Chaos Engineering originated at Netflix, but its reach now extends throughout tech and into other industries. At conferences we often hear reservations from engineers in other industries like finance who are reluctant to implement chaos because the impact on customers has an immediate and regulated financial impact. We maintain that failures will happen regardless of intention or planning. While running experiments that surface vulnerabilities may cause small negative impacts, it is much better to know about them and control the extent of the impact than to be caught off-guard by the inevitable, large-scale failure. We now see several banks and finance companies adopting Chaos Engineering, providing counterexamples to those in that industry who are hesitant.
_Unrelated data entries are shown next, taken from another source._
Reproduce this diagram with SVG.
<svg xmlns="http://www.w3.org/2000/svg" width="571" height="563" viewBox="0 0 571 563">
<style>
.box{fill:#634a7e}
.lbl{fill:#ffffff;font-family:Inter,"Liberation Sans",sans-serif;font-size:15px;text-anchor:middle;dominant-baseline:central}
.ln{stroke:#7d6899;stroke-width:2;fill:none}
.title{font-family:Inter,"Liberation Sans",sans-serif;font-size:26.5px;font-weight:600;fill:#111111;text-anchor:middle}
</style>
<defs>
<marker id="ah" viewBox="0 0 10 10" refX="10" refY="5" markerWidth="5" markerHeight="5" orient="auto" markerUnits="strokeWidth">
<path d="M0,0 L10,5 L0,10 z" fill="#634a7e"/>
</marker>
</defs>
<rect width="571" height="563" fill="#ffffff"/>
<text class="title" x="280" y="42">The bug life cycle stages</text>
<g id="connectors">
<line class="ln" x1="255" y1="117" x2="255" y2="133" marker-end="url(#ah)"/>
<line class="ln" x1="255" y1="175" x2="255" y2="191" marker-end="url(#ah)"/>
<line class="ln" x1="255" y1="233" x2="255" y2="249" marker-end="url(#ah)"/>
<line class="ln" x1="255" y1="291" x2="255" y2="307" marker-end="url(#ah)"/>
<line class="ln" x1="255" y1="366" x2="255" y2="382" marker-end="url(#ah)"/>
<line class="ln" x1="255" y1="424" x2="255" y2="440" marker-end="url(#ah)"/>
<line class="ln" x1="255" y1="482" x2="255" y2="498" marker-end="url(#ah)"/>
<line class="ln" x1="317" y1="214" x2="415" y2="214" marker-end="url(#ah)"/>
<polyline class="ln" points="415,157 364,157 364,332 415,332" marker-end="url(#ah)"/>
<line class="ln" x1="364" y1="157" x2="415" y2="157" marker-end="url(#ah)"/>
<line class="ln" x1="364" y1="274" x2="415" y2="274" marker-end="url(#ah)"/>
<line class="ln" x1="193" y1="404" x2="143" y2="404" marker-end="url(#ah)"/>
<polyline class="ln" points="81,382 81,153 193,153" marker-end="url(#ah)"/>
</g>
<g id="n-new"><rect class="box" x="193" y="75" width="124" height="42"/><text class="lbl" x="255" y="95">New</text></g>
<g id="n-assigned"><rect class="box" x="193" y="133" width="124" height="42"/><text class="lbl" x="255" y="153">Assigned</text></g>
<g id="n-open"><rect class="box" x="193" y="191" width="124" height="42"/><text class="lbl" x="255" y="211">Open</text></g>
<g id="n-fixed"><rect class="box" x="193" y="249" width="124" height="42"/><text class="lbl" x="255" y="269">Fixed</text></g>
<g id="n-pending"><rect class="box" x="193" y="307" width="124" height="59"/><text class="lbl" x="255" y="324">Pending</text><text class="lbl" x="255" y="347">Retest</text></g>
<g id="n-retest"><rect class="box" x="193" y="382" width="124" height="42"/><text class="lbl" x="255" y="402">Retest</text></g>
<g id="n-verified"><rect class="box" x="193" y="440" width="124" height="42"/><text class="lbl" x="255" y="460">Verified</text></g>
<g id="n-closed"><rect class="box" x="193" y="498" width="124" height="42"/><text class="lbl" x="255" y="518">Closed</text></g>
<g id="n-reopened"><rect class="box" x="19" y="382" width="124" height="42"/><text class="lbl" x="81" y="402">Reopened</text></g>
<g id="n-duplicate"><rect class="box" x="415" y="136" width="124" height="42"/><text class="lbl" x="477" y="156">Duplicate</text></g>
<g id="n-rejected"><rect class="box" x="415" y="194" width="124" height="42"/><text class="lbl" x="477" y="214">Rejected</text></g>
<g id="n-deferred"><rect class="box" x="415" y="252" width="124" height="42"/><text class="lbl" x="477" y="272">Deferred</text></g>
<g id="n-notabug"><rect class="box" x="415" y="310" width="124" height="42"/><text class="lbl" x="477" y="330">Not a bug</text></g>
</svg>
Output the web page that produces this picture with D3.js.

Engineers at medical companies have expressed similar hesitations. Sure, a disruption in an entertainment service is inconvenient, and a disruption in a monetary transaction can be confusing and expensive, but any disruption in a healthcare-related technology could put lives on the line. We remind these engineers that many of the principles of western science that inspired our formalization of Chaos Engineering originated in medicine. Clinical trials are the highest standard for medical research. Without trivializing the potential ramifications of introducing chaos into a healthcare-related system, we remind them that there is a well-respected precedent for experimentation where lives literally are at stake.
Putting Chaos Engineering into practice is the most urgent and relevant topic for this nascent discipline. Keeping sight of implementation, sophistication, and adoption concerns can help you figure out where you are on the road to Chaos, and where you need to apply resources to build a successful practice in your organization.